Private credit has stepped in to fill this gap. Rather than competing directly with banks, private lenders have taken over areas banks are no longer focused on, offering tailored financing to companies that value certainty of execution, speed, and long-term partnership.
This is not a temporary development. As regulatory constraints remain in place, private lenders are becoming a permanent part of the corporate financing landscape.
Yield with Structural Protection
One reason private credit has gained traction is the way income is generated and protected. Most private credit strategies focus on senior secured loans. These sit at the top of a company’s capital structure and are backed by collateral, placing lenders first in line for repayment if a borrower encounters financial difficulty.
Many of these loans are also floating rate. This means income adjusts as interest rates change, helping reduce sensitivity to rate volatility. As interest rates are expected to decline modestly from recent levels, private credit continues to benefit from an embedded illiquidity premium, with contractual coupons that remain attractive relative to public fixed income markets.
According to Morgan Stanley, global private credit assets under management exceeded $3 trillion in 2024, up from around $1 trillion a decade earlier, and are expected to continue growing in the years ahead.[3]
The combination of seniority, security, and floating-rate income has positioned private credit as an attractive option for investors seeking yield without taking on the full risk profile of equity ownership.
Resilience in Uncertain Conditions
Private credit is often described as resilient, not because it avoids risk, but because of how risk is managed.
Unlike public bond markets, private lending is relationship-driven. Loan agreements typically include covenants, regular reporting, and ongoing engagement with borrowers. This allows lenders to identify potential issues earlier and, where possible, work with management teams to protect value.[4]
While defaults can occur in any lending environment, senior positioning and active monitoring have historically supported stronger recovery outcomes compared to unsecured or covenant-light credit.
Looking ahead to 2026, default rates in private credit are expected to rise gradually as economic conditions remain uneven across sectors and regions.[5] Even so, defaults are likely to remain below long-term historical averages.[6]
In this environment, outcomes are likely to diverge more widely across the private credit universe. Variations in loan structure, underwriting discipline, and portfolio construction are expected to contribute to greater dispersion in returns. This makes the framework within which capital is deployed increasingly important.
Why Access and Selection Matter
Despite its growth, private credit remains difficult to access directly.
Many of the most attractive lending opportunities are sourced through long-standing relationships and private networks. Deal quality, borrower resilience, and downside protection can differ significantly across managers, leading to wide dispersion in outcomes.
For investors, diversification across borrowers, sectors, and lending strategies is essential. So is careful manager selection.
At The Family Office, private credit is treated as part of a broader portfolio strategy. Client capital is aggregated to access established credit managers with a focus on disciplined underwriting and structural protection. The objective is not simply to generate yield, but to do so with consistency across market cycles.
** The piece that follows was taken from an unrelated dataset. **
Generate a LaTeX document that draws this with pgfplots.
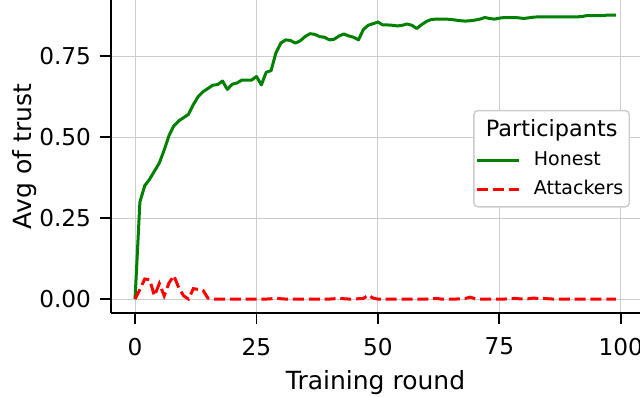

Income in a Changing Landscape
As we begin 2026, income remains a core portfolio requirement. Public fixed income continues to play a role, yet its behavior has become less predictable during periods of volatility.
Private credit offers a different approach. Income is often supported by contractual cash flows and senior positioning, while its continued growth reflects lasting changes in how capital is provided to businesses rather than short-term market dislocations.
This is not about forecasting interest rates or timing the cycle. It is about aligning portfolios with how financing operates today.
At The Family Office, we help investors build private credit allocations designed to generate reliable income while maintaining a disciplined approach to risk. In a more complex investment environment, private credit has become an essential component of modern portfolio construction.